For the trial, researchers analyzed the risk predictors of BCC recurrence among the 1131 participants. All of the patients were veterans, 97% of them were men, and the median age of those participating was 72 years. On average, before entering the study, patients experienced more than 3 instances of BCC or squamous cell carcinoma.

During the study period, 44% of participants developed new BCCs. The strongest factor related to another BCC occurrence after 3 to 4 years of follow-up was a prior history of BCC. The 129 participants who had more than 5 BCC cases in the 5 years prior to the study had a hazard rate ratio nearly 4 times that of the 204 people who had none or 1 BCC episode. Moreover, compared with the 200 people who had 3 BCC instances, the hazard rate ratio was more than twice as high.

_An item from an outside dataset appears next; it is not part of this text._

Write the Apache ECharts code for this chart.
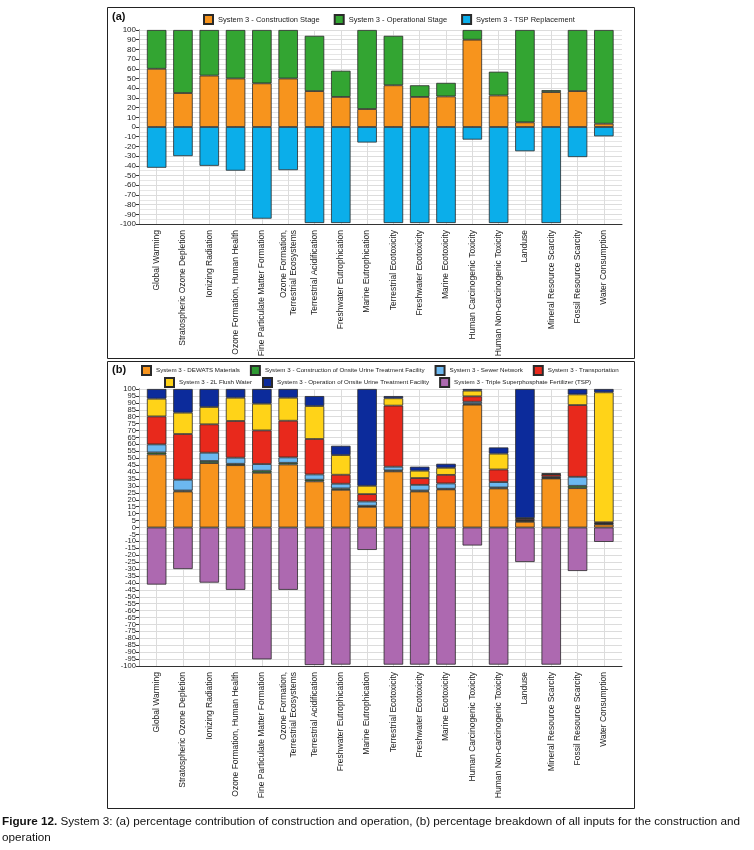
<!DOCTYPE html>
<html>
<head>
<meta charset="utf-8">
<script src="https://cdn.jsdelivr.net/npm/echarts@6/dist/echarts.min.js"></script>
<style>
html,body{margin:0;padding:0;background:#fff;}
#c{width:754px;height:850px;}
</style>
</head>
<body>
<div id="c"></div>
<script>
const categories = ['Global Warming','Stratospheric Ozone Depletion','Ionizing Radiation','Ozone Formation, Human Health','Fine Particulate Matter Formation','Ozone Formation,\nTerrestrial Ecosystems','Terrestrial Acidification','Freshwater Eutrophication','Marine Eutrophication','Terrestrial Ecotoxicity','Freshwater Ecotoxicity','Marine Ecotoxicity','Human Carcinogenic Toxicity','Human Non-carcinogenic Toxicity','Landuse','Mineral Resource Scarcity','Fossil Resource Scarcity','Water Consumption'];

// Chart (a)
const constructionA = [60,35,53,50,45,50,37,31,18.5,43,31,31.5,90,32.5,4.8,36,37,3.4];
const operationalA  = [40,65,47,50,55,50,57,27,81.5,51,12,14,10,24.5,95.2,2,63,96.6];
const tspA          = [-42,-30,-40,-45,-94.5,-44.5,-99,-99,-16,-99,-99,-99,-13,-99,-25,-99,-31,-9.6];

// Chart (b)
const dewats          = [52.8,26,46.5,45,39.5,45.5,33.3,27.2,14.9,40.5,26,27.5,88.7,28.2,4.1,35.4,28.4,2.2];
const constrOnsite    = [1.4,0.7,1.5,1,1.5,1.2,1.2,1,0.8,0.7,0.7,0.5,0.7,0.7,0.7,0.4,1.7,0.5];
const sewer           = [5.8,7.8,6,4.4,4.8,3.9,3.8,3.4,3.1,2.7,4.1,3.8,1.4,3.9,0.5,0.8,6.5,0.3];
const transport       = [20.2,33,20.5,26.5,24.3,26.5,25.6,6.5,5.3,44.1,4.9,6.2,3.9,9.1,1,1.6,51.8,0.8];
const flush           = [12.8,15.4,12.5,16.8,19.3,16.6,23.8,14.2,6,5.3,5.3,5.1,4.1,11.4,0.5,0.4,7.7,93.8];
const operationOnsite = [7,17.1,13,6.3,10.6,6.3,7.2,6.7,69.9,1.6,2.9,2.9,1.2,4.5,93.2,0.4,3.9,2.4];
const tspB            = [-41.2,-30,-39.8,-45,-95.2,-45,-99.3,-99,-16.2,-99,-99,-99,-13,-99,-24.9,-99,-31.4,-10.4];

// Tick settings
const yTicksA = {min:-100, max:100, interval:10};
const yTicksB = {min:-100, max:100, interval:10};
const yTicksBOdd = {min:-95, max:95, interval:10};

const FONT = 'Liberation Sans, Arial, sans-serif';
const GRIDC = '#dcdcdc';

// (b) plot geometry
const B_TOP = 389, B_H = 277;
const B_STEP = B_H / 200 * 5;

function frameX(gi, show){
  return {gridIndex:gi, type:'value', min:0, max:1, position:'bottom', show:show!==false,
    axisLine:{show:true, onZero:false, lineStyle:{color:'#333', width:1}},
    axisLabel:{show:false}, axisTick:{show:false}, splitLine:{show:false}};
}
function catX(gi){
  return {gridIndex:gi, type:'category', data:categories,
    axisLine:{show:false}, axisTick:{show:false},
    axisLabel:{rotate:90, fontSize:8.5, fontFamily:FONT, color:'#222', margin:6, interval:0, lineHeight:10},
    splitLine:{show:true, alignWithLabel:true, lineStyle:{color:GRIDC, width:1}}};
}
function valY(gi, t, fs, minorColor){
  return {gridIndex:gi, type:'value', min:t.min, max:t.max, interval:t.interval,
    axisLine:{show:true, onZero:false, lineStyle:{color:'#333', width:1}},
    axisTick:{show:true, length:3, lineStyle:{color:'#333'}},
    axisLabel:{fontSize:fs, fontFamily:FONT, color:'#222', margin:3, showMinLabel:true, showMaxLabel:true, hideOverlap:false},
    splitLine:{show:true, lineStyle:{color:GRIDC, width:1}},
    minorTick:{show:false, splitNumber:2},
    minorSplitLine:{show:true, lineStyle:{color:minorColor, width:1}}};
}
function labelOnlyY(gi, t, fs){
  return {gridIndex:gi, type:'value', min:t.min, max:t.max, interval:t.interval,
    axisLine:{show:false, onZero:false},
    axisTick:{show:true, length:3, lineStyle:{color:'#333'}},
    axisLabel:{fontSize:fs, fontFamily:FONT, color:'#222', margin:3, showMinLabel:true, showMaxLabel:true},
    splitLine:{show:false}};
}
function rightY(gi, t){
  return {gridIndex:gi, type:'value', min:t.min, max:t.max, position:'right',
    axisLine:{show:true, lineStyle:{color:'#aaa'}}, axisLabel:{show:false},
    axisTick:{show:false}, splitLine:{show:false}};
}
function hiddenY(gi, t){
  return {gridIndex:gi, type:'value', min:t.min, max:t.max, show:false, splitLine:{show:false}};
}

const BW = 19.5;
const BORDER = {borderColor:'#2a2a2a', borderWidth:0.8};
function bar(name, data, color, xi, yi, stack){
  return {name, type:'bar', data, stack, xAxisIndex:xi, yAxisIndex:yi, barWidth:BW,
    itemStyle:Object.assign({color}, BORDER), emphasis:{disabled:true}};
}

const legendTextA = {fontSize:7.5, fontFamily:FONT, color:'#222'};
const legendTextB = {fontSize:6.2, fontFamily:FONT, color:'#222'};

const option = {
  backgroundColor:'#fff',
  animation:false,
  textStyle:{fontFamily:FONT},
  grid:[
    {left:139, top:30, width:483, height:194},
    {left:143.5, top:30, width:473.5, height:194},
    {left:139, top:B_TOP, width:483, height:B_H},
    {left:143.5, top:B_TOP, width:473.5, height:B_H},
    {left:139, top:B_TOP + B_STEP, width:483, height:B_H - 2*B_STEP}
  ],
  xAxis:[frameX(0), catX(1), frameX(2), catX(3), frameX(4, false)],
  yAxis:[valY(0, yTicksA, 8, '#e6e6e6'), hiddenY(1, yTicksA), rightY(0, yTicksA),
         valY(2, yTicksB, 7.6, GRIDC), hiddenY(3, yTicksB), rightY(2, yTicksB),
         labelOnlyY(4, yTicksBOdd, 7.6)],
  legend:[
    {data:['System 3 - Construction Stage','System 3 - Operational Stage','System 3 - TSP Replacement'],
     left:203, top:14, itemWidth:9, itemHeight:9, itemGap:14, textStyle:legendTextA, icon:'rect', padding:0},
    {data:['System 3 - DEWATS Materials','System 3 - Construction of Onsite Urine Treatment Facility','System 3 - Sewer Network','System 3 - Transportation'],
     left:141, top:365, itemWidth:9, itemHeight:9, itemGap:10, textStyle:legendTextB, icon:'rect', padding:0},
    {data:['System 3 - 2L Flush Water','System 3 - Operation of Onsite Urine Treatment Facility','System 3 - Triple Superphosphate Fertilizer (TSP)'],
     left:164, top:377, itemWidth:9, itemHeight:9, itemGap:10, textStyle:legendTextB, icon:'rect', padding:0}
  ],
  graphic:[
    {type:'rect', shape:{x:107.5, y:7.5, width:527, height:351}, style:{fill:'none', stroke:'#222', lineWidth:1}, silent:true},
    {type:'rect', shape:{x:107.5, y:361.5, width:527, height:447}, style:{fill:'none', stroke:'#222', lineWidth:1}, silent:true},
    {type:'text', left:112, top:11, style:{text:'(a)', fontSize:11, fontWeight:'bold', fontFamily:FONT, fill:'#111'}},
    {type:'text', left:112, top:364, style:{text:'(b)', fontSize:11, fontWeight:'bold', fontFamily:FONT, fill:'#111'}},
    {type:'text', left:2, top:814, style:{
      text:'{b|Figure 12.} System 3: (a) percentage contribution of construction and operation, (b) percentage breakdown of all inputs for the construction and\noperation',
      fontSize:11.7, fontFamily:FONT, fill:'#111', lineHeight:16,
      rich:{b:{fontWeight:'bold', fontSize:11.7, fontFamily:FONT, fill:'#111'}}}}
  ],
  series:[
    bar('System 3 - Construction Stage', constructionA, '#F7941D', 1, 1, 'a'),
    bar('System 3 - Operational Stage', operationalA, '#33A532', 1, 1, 'a'),
    bar('System 3 - TSP Replacement', tspA, '#0BAEEA', 1, 1, 'a'),
    bar('System 3 - DEWATS Materials', dewats, '#F7941D', 3, 4, 'b'),
    bar('System 3 - Construction of Onsite Urine Treatment Facility', constrOnsite, '#2E9A32', 3, 4, 'b'),
    bar('System 3 - Sewer Network', sewer, '#6CB8F0', 3, 4, 'b'),
    bar('System 3 - Transportation', transport, '#E8291C', 3, 4, 'b'),
    bar('System 3 - 2L Flush Water', flush, '#FFD318', 3, 4, 'b'),
    bar('System 3 - Operation of Onsite Urine Treatment Facility', operationOnsite, '#0C2B9B', 3, 4, 'b'),
    bar('System 3 - Triple Superphosphate Fertilizer (TSP)', tspB, '#AD69B0', 3, 4, 'b')
  ]
};

const chart = echarts.init(document.getElementById('c'), null, {renderer:'canvas'});
chart.setOption(option);
</script>
</body>
</html>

Researchers discovered eczema was another predictor of BCC recurrence. After statistical adjustments, study participants with a family history of eczema had a hazard rate ratio 1.54 times higher than people without family history of the condition.

Study results also showed that intense sun exposure prior to the age of 30 was a strong a predictor of BCC occurrence among the high-risk study population. “We talk about sun protection, which is important, but that’s something for basal cell that’s most important in your youth,” Weinstock said. “While we don’t exonerate UV exposure in one’s 40s, 50s, and 60s, it was particularly UV exposure before the age of 30 that was most closely related to BCC in our study.”